Showing posts with label Goat Without a Face. Show all posts
Showing posts with label Goat Without a Face. Show all posts

Wednesday, January 20, 2016


I'm boarding a plane to France later today. I'm going mainly to support Fin, the French edition of The End. But there's a ton of other stuff going on while I'm there. I'll be in Besançon January 22-24 for the PFC5 exhibition The Goat Without a Face and a few talks. Helping run PFC5 last summer in Minneapolis was a whirlwind, so I'm looking forward to getting to relax and get a new look, with clearer eyes, at some of the weird and wonderful collaborative drawings and comics that came out of that storm.






Then, next Tuesday I'm in Paris for the Drawn & Quarterly 25th Anniversary exhibition at Galerie Martel. It's the first time Big Questions originals will be shown in France, and I'm sending a few examples I don't normally let out of my flatfiles. Other reasons to go, if you're in Paris include original art by Julie Doucet, Lynda Barry, Genevieve Castree and a bunch of other ridiculously talented people.

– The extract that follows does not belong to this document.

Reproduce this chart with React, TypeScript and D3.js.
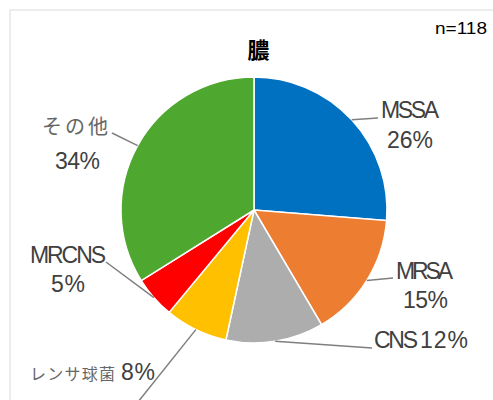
import React from 'react';
import * as d3 from 'd3';

// data (n=118)
const categories = ['MSSA', 'MRSA', 'CNS', 'レンサ球菌', 'MRCNS', 'その他'];
const counts = [31, 18, 14, 9, 6, 40];
const percentLabels = ['26%', '15%', '12%', '8%', '5%', '34%'];
const colors = ['#0070C0', '#ED7D31', '#ADADAD', '#FFC000', '#FF0000', '#4EA72E'];
const title = '膿';
const totalLabel = 'n=118';

const W = 493;
const H = 400;
const cx = 254;
const cy = 210;
const radius = 133;

// where each leader line ends, and where its text sits
const labelLayout = [
  { end: [378, 118], name: { x: 410, y: 118, len: 58, anchor: 'middle' }, pct: { x: 410, y: 148, len: 46, anchor: 'middle' } },
  { end: [393, 278], name: { x: 424.5, y: 279, len: 57, anchor: 'middle' }, pct: { x: 425.5, y: 308, len: 45, anchor: 'middle' } },
  { end: [372, 348], name: { x: 374, y: 348, len: 44, anchor: 'start' }, pct: { x: 420, y: 348, len: 48, anchor: 'start' } },
  { end: [138, 402], name: { x: 30, y: 380, len: 85, anchor: 'start', jp: true, size: 16 }, pct: { x: 121, y: 380, len: 34, anchor: 'start' } },
  { end: [106, 262], name: { x: 68, y: 263, len: 76, anchor: 'middle' }, pct: { x: 68, y: 292, len: 34, anchor: 'middle' } },
  { end: [112, 133], name: { x: 75, y: 134, len: 66, anchor: 'middle', jp: true, size: 20 }, pct: { x: 77.5, y: 169, len: 45, anchor: 'middle' } },
];

const latinFont = "'Liberation Sans', Arial, sans-serif";
const jpFont = "'Noto Sans CJK JP', sans-serif";

const App: React.FC = () => {
  const pie = d3
    .pie<number>()
    .sort(null)
    .value((d) => d)(counts);
  const arc = d3.arc<d3.PieArcDatum<number>>().innerRadius(0).outerRadius(radius);
  const edge = d3.arc<d3.PieArcDatum<number>>().innerRadius(radius).outerRadius(radius);

  return (
    <svg
      width={W}
      height={H}
      style={{ position: 'absolute', left: 0, top: 0, background: '#fff' }}
    >
      <rect x={10} y={10} width={560} height={460} fill="#fff" stroke="#d9d9d9" strokeWidth={1} />
      <text
        x={258.5}
        y={58}
        textAnchor="middle"
        fontFamily={jpFont}
        fontWeight="bold"
        fontSize={22}
        fill="#000"
      >
        {title}
      </text>
      <text
        x={435}
        y={34}
        fontFamily={latinFont}
        fontSize={16}
        textLength={52}
        lengthAdjust="spacingAndGlyphs"
        fill="#000"
      >
        {totalLabel}
      </text>
      <g transform={`translate(${cx},${cy})`}>
        {pie.map((d, i) => (
          <path key={categories[i]} d={arc(d) || ''} fill={colors[i]} stroke="#fff" strokeWidth={1.5} />
        ))}
      </g>
      {pie.map((d, i) => {
        const [px, py] = edge.centroid(d);
        const lay = labelLayout[i];
        return (
          <line
            key={'l' + i}
            x1={cx + px}
            y1={cy + py}
            x2={lay.end[0]}
            y2={lay.end[1]}
            stroke="#7f7f7f"
            strokeWidth={1.5}
          />
        );
      })}
      {categories.map((c, i) => {
        const lay = labelLayout[i];
        const n = lay.name as any;
        return (
          <g key={'t' + i}>
            <text
              x={n.x}
              y={n.y}
              textAnchor={n.anchor}
              fontFamily={n.jp ? jpFont : latinFont}
              fontSize={n.jp ? n.size : 23}
              textLength={n.len}
              lengthAdjust="spacing"
              fill={n.jp ? '#666666' : '#404040'}
            >
              {c}
            </text>
            <text
              x={lay.pct.x}
              y={lay.pct.y}
              textAnchor={lay.pct.anchor}
              fontFamily={latinFont}
              fontSize={23}
              textLength={lay.pct.len}
              lengthAdjust="spacing"
              fill="#404040"
            >
              {percentLabels[i]}
            </text>
          </g>
        );
      })}
    </svg>
  );
};

export default App;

Wednesday and Thursday I'm signing copies of Fin at Super Heros and Page 198, respectively, and then heading to Angouleme on Friday for a public talk with Jean-Pierre Mercier.

Busy couple of weeks.

Monday, December 21, 2015

On Being a Good Parent


The End was just translated into French and published by Atrabile. The life of that book has been curious. The first half came out in 2007 to fairly limited notice as part of Fantagraphics' Ignatz series. I'd promised them a book in the series years before my fiancee Cheryl had even gotten sick. in 2007 my time was up and I had nothing to give them. So I turned to various scattered ruminations on grief I was filling my sketchbooks with. When The End #1 came out it felt very much like half a book to me, even then. Material already existed for the follow-up, but I just wasn't psychically prepared to wade back into the material for a second issue yet. So I let it languish. But as an author, there is something pretty uncomfortable to me in knowing I have a kind of crippled, half-finished child out in the world struggling to get by without my full care and attention. It's not really a fair thing to do to a story. Time passed. In 2013 I felt like I had enough distance to go back to it.

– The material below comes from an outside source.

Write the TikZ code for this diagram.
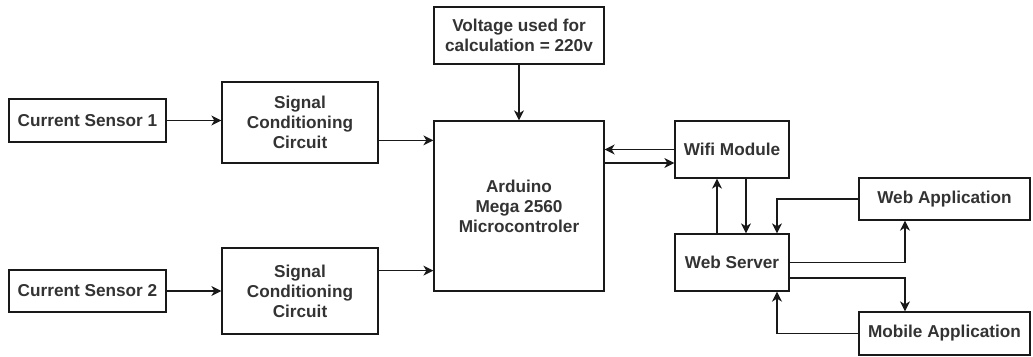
\documentclass[tikz,border=0pt]{standalone}
\usepackage{fontspec}
\setmainfont{Liberation Sans}
\usetikzlibrary{arrows.meta}
\begin{document}
\begin{tikzpicture}[x=1pt,y=-1pt,
  blk/.style={draw=black!90, line width=1.3pt, inner sep=0pt, align=center,
    text=black!80, font=\fontsize{17.2}{20}\selectfont\bfseries},
  arr/.style={draw=black!90, line width=1.3pt, -{Stealth[length=10pt,width=10pt,inset=3pt]}}]
\useasboundingbox (0,0) rectangle (1033,356);
\node[blk, minimum width=157pt, minimum height=43pt] (cs1) at (87.5,120.5) {Current Sensor 1};
\node[blk, minimum width=156pt, minimum height=81pt] (sc1) at (300,122.5) {Signal\\Conditioning\\Circuit};
\node[blk, minimum width=157pt, minimum height=42pt] (cs2) at (87.5,291) {Current Sensor 2};
\node[blk, minimum width=156pt, minimum height=86pt] (sc2) at (300,291) {Signal\\Conditioning\\Circuit};
\node[blk, minimum width=170pt, minimum height=170pt] (ard) at (519,206) {Arduino\\Mega 2560\\Microcontroler};
\node[blk, minimum width=170pt, minimum height=57pt] (volt) at (519,35.5) {Voltage used for\\calculation = 220v};
\node[blk, minimum width=114pt, minimum height=57pt] (wifi) at (732,149.5) {Wifi Module};
\node[blk, minimum width=114pt, minimum height=57pt] (ws) at (732,262.5) {Web Server};
\node[blk, minimum width=171pt, minimum height=42pt] (webapp) at (944.5,199) {Web Application};
\node[blk, minimum width=171pt, minimum height=43pt] (mob) at (944.5,333.5) {Mobile Application};

\coordinate (a1) at ([yshift=-20pt]ard.north west);
\coordinate (a2) at ([yshift=21pt]ard.south west);
\coordinate (w2) at ([yshift=-13.5pt]wifi.west);
\coordinate (s1) at ([xshift=-15pt]ws.north);
\coordinate (s2) at ([xshift=14pt]ws.north);
\coordinate (s3) at ([xshift=45pt]ws.north);
\coordinate (s4) at ([xshift=45pt]ws.south);
\coordinate (s5) at ([yshift=-15.5pt]ws.east);
\coordinate (wa) at ([xshift=-39.5pt]webapp.south);
\coordinate (ma) at ([xshift=-39.5pt]mob.north);

\draw[arr] (cs1.east) -- (cs1.east -| sc1.west);
\draw[arr] (cs2.east) -- (cs2.east -| sc2.west);
\draw[arr] (sc1.east |- a1) -- (a1);
\draw[arr] (sc2.east |- a2) -- (a2);
\draw[arr] (volt.south) -- (ard.north);
\draw[arr] (wifi.west) -- (wifi.west -| ard.east);
\draw[arr] (w2 -| ard.east) -- (w2);
\draw[arr] (s1) -- (s1 |- wifi.south);
\draw[arr] (s2 |- wifi.south) -- (s2);
\draw[arr] (webapp.west) -| (s3);
\draw[arr] (mob.west) -| (s4);
\draw[arr] (ws.east) -| (wa);
\draw[arr] (s5) -| (ma);
\end{tikzpicture}
\end{document}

And it's done pretty well, without its handicap. It's an unusual book, even so. But people seem to respond to it. Voices as diverse as Zak Sally and my own mother have ventured that it may be their favorite book of mine. Which is saying something – it's probably also the piece most likely to make you dissolve into a puddle. It was nominated for an LA Book award, and now for the Selection Officielle at Angouleme (along with like thirty other books, it should be said). It's remarkable to see one's work grow up, leave home and have a life of its own out in the world. As someone who started out self-publishing in runs of 20 or 50 it still feels magical and inexplicable to me that something so deeply idiosyncratic, made for my own reasons without an audience in mind finds that audience nevertheless.

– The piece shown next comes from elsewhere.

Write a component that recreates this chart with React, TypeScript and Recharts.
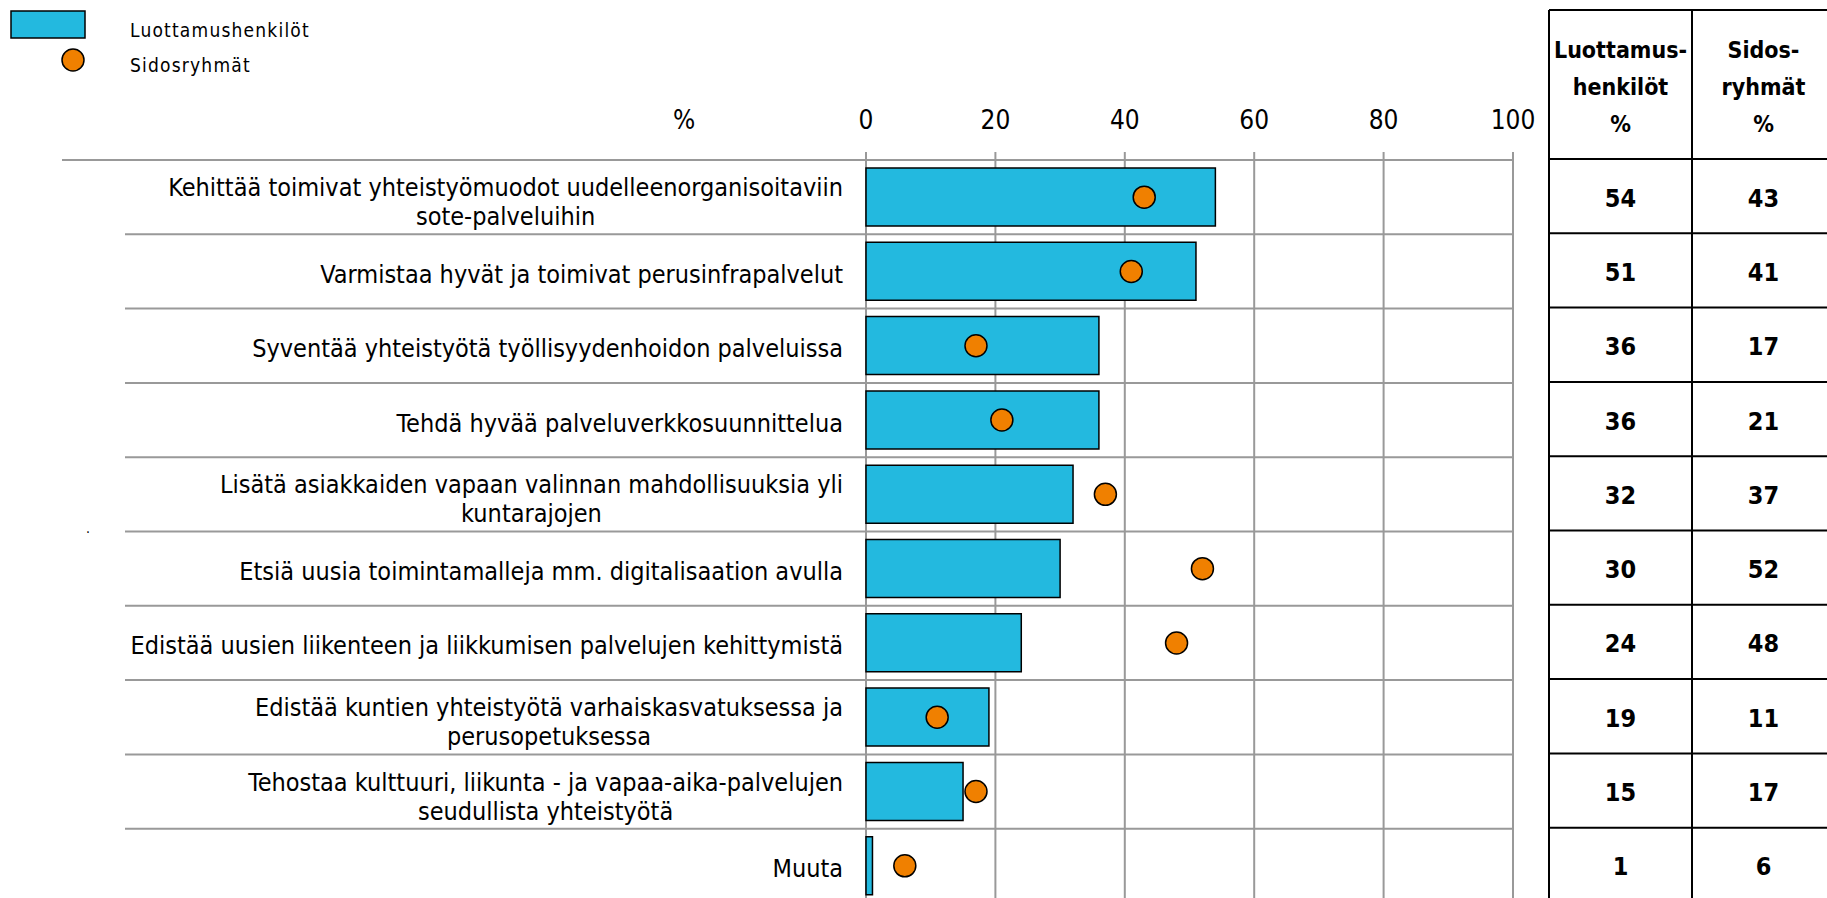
import { Bar, CartesianGrid, ComposedChart, Legend, Line, XAxis, YAxis } from 'recharts';

const categories = [
	'Kehittää toimivat yhteistyömuodot uudelleenorganisoitaviin\nsote-palveluihin',
	'Varmistaa hyvät ja toimivat perusinfrapalvelut',
	'Syventää yhteistyötä työllisyydenhoidon palveluissa',
	'Tehdä hyvää palveluverkkosuunnittelua',
	'Lisätä asiakkaiden vapaan valinnan mahdollisuuksia yli\nkuntarajojen',
	'Etsiä uusia toimintamalleja mm. digitalisaation avulla',
	'Edistää uusien liikenteen ja liikkumisen palvelujen kehittymistä',
	'Edistää kuntien yhteistyötä varhaiskasvatuksessa ja\nperusopetuksessa',
	'Tehostaa kulttuuri, liikunta - ja vapaa-aika-palvelujen\nseudullista yhteistyötä',
	'Muuta',
];
const luottamus = [54, 51, 36, 36, 32, 30, 24, 19, 15, 1];
const sidos = [43, 41, 17, 21, 37, 52, 48, 11, 17, 6];
const xTicks = [0, 20, 40, 60, 80, 100];
const seriesNames = ['Luottamushenkilöt', 'Sidosryhmät'];
const tableHeaders = [
	['Luottamus-', 'henkilöt', '%'],
	['Sidos-', 'ryhmät', '%'],
];

const data = categories.map((name, i) => ({ name, luottamus: luottamus[i], sidos: sidos[i] }));

const W = 1827;
const H = 898;
const PLOT_LEFT = 866;
const PLOT_RIGHT = 1513;
const PLOT_TOP = 160;
const ROW_H = 74.3;
const PLOT_H = ROW_H * categories.length;
const LABEL_RIGHT = 843;
const FONT = "'Liberation Sans Narrow', 'DejaVu Sans Condensed', 'Open Sans', sans-serif";
const LABEL_SIZE = 25;
const TICK_SIZE = 26;
const GRID = '#999999';
const BLUE = '#23B9DF';
const ORANGE = '#F08000';

// table columns
const T_LEFT = 1549;
const T_MID = 1692;
const T_RIGHT = 1835;
const T_TOP = 10;

let ctx: CanvasRenderingContext2D | null = null;
const measure = (t: string) => {
	if (!ctx) ctx = document.createElement('canvas').getContext('2d');
	if (!ctx) return t.length * LABEL_SIZE * 0.45;
	ctx.font = `${LABEL_SIZE}px ${FONT}`;
	return ctx.measureText(t).width;
};

const CategoryTick = (props: any) => {
	const { y, payload, index } = props;
	const lines: string[] = String(payload.value).split('\n');
	const block = Math.max(...lines.map(measure));
	const cx = LABEL_RIGHT - block / 2;
	const top = y - ROW_H / 2;
	const shift = lines.length > 1 ? 5 : 3;
	return (
		<g>
			<line x1={index === 0 ? 62 : 125} x2={PLOT_LEFT} y1={top} y2={top} stroke={GRID} strokeWidth={2} />
			{lines.map((l, i) => (
				<text
					key={i}
					x={lines.length > 1 ? cx : LABEL_RIGHT}
					y={y + shift + (i - (lines.length - 1) / 2) * 29}
					textAnchor={lines.length > 1 ? 'middle' : 'end'}
					dominantBaseline='central'
					fontSize={LABEL_SIZE}
					fontFamily={FONT}
					fill='#000'
				>
					{l}
				</text>
			))}
		</g>
	);
};

const LegendContent = ({ payload }: any) => (
	<svg width={330} height={90} style={{ display: 'block' }}>
		{(payload ?? []).map((p: any, i: number) => (
			<g key={p.value}>
				{i === 0 ? (
					<rect x={11} y={11} width={74} height={27} fill={BLUE} stroke='#000' strokeWidth={1.5} />
				) : (
					<circle cx={73} cy={60} r={11} fill={ORANGE} stroke='#000' strokeWidth={1.5} />
				)}
				<text x={130} y={37 + i * 35} fontSize={19} letterSpacing={1.2} fontFamily={FONT} fill='#000'>
					{p.value}
				</text>
			</g>
		))}
	</svg>
);

export default function App() {
	return (
		<div
			style={{
				position: 'absolute',
				left: 0,
				top: 0,
				width: W,
				height: H,
				overflow: 'hidden',
				background: '#fff',
				fontFamily: FONT,
			}}
		>
			<ComposedChart
				width={W}
				height={PLOT_TOP + PLOT_H}
				data={data}
				layout='vertical'
				margin={{ top: 0, right: W - PLOT_RIGHT, left: 0, bottom: 0 }}
			>
				<CartesianGrid
					stroke={GRID}
					strokeWidth={2}
					horizontalCoordinatesGenerator={({ offset }: any) =>
						categories.map((_, i) => offset.top + (i * offset.height) / categories.length)
					}
				/>
				<XAxis
					type='number'
					orientation='top'
					domain={[0, 100]}
					ticks={xTicks}
					height={PLOT_TOP}
					axisLine={false}
					tickLine={{ stroke: GRID, strokeWidth: 2 }}
					tickSize={8}
					tickMargin={23}
					tick={{ fill: '#000', fontSize: TICK_SIZE, fontFamily: FONT }}
				/>
				<YAxis
					type='category'
					dataKey='name'
					width={PLOT_LEFT}
					axisLine={false}
					tickLine={false}
					interval={0}
					tick={<CategoryTick />}
				/>
				<Legend
					layout='horizontal'
					verticalAlign='middle'
					align='center'
					wrapperStyle={{ top: 0, left: 0, width: 330, height: 90 }}
					content={<LegendContent />}
				/>
				<Bar
					dataKey='luottamus'
					name={seriesNames[0]}
					fill={BLUE}
					stroke='#000'
					strokeWidth={1.5}
					barSize={58}
					isAnimationActive={false}
				/>
				<Line
					dataKey='sidos'
					name={seriesNames[1]}
					stroke='none'
					dot={{ r: 11, fill: ORANGE, stroke: '#000', strokeWidth: 1.5 }}
					activeDot={false}
					isAnimationActive={false}
				/>
			</ComposedChart>

			{/* axis unit, stray dot and the value table on the right */}
			<svg width={W} height={H} style={{ position: 'absolute', left: 0, top: 0, pointerEvents: 'none' }}>
				<text x={684} y={120} textAnchor='middle' dominantBaseline='central' fontSize={TICK_SIZE} fontFamily={FONT}>
					%
				</text>
				<text x={86} y={533} fontSize={14} fontFamily={FONT}>
					.
				</text>

				<line x1={T_LEFT} x2={T_RIGHT} y1={T_TOP} y2={T_TOP} stroke='#000' strokeWidth={2} />
				<line x1={T_LEFT} x2={T_LEFT} y1={T_TOP} y2={H} stroke='#000' strokeWidth={2} />
				<line x1={T_MID} x2={T_MID} y1={T_TOP} y2={H} stroke='#000' strokeWidth={2} />
				{categories.map((_, i) => (
					<line
						key={i}
						x1={T_LEFT}
						x2={T_RIGHT}
						y1={PLOT_TOP - 1 + i * ROW_H}
						y2={PLOT_TOP - 1 + i * ROW_H}
						stroke='#000'
						strokeWidth={2}
					/>
				))}
				{tableHeaders.map((col, c) =>
					col.map((t, r) => (
						<text
							key={`${c}-${r}`}
							x={c === 0 ? (T_LEFT + T_MID) / 2 : (T_MID + T_RIGHT) / 2}
							y={50 + r * 37}
							textAnchor='middle'
							dominantBaseline='central'
							fontSize={23}
							fontWeight='bold'
							fontFamily={FONT}
						>
							{t}
						</text>
					))
				)}
				{[luottamus, sidos].map((vals, c) =>
					vals.map((v, i) => (
						<text
							key={`v${c}-${i}`}
							x={c === 0 ? (T_LEFT + T_MID) / 2 : (T_MID + T_RIGHT) / 2}
							y={PLOT_TOP + (i + 0.5) * ROW_H + 1}
							textAnchor='middle'
							dominantBaseline='central'
							fontSize={25}
							fontWeight='bold'
							fontFamily={FONT}
						>
							{v}
						</text>
					))
				)}
			</svg>
		</div>
	);
}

Anyway, I'm doing my best to help it out, now. I'll be heading to France a week before Angouleme to be in Besançon for Goat Without a Face an exhibition of artwork from PFC5, the residency I helped organize at MCAD last summer (see below). Then to Paris to be on hand for the opening of an exhibition at Galerie Martel honoring D&Q's 25th anniversary (January 26th, I'll have pages from Big Questions in the show), and do a signing at Super Heros (January 27th). Then to Angouleme, where I'll be doing some sort of talk or workshop or something, (exactly what is yet to be decided).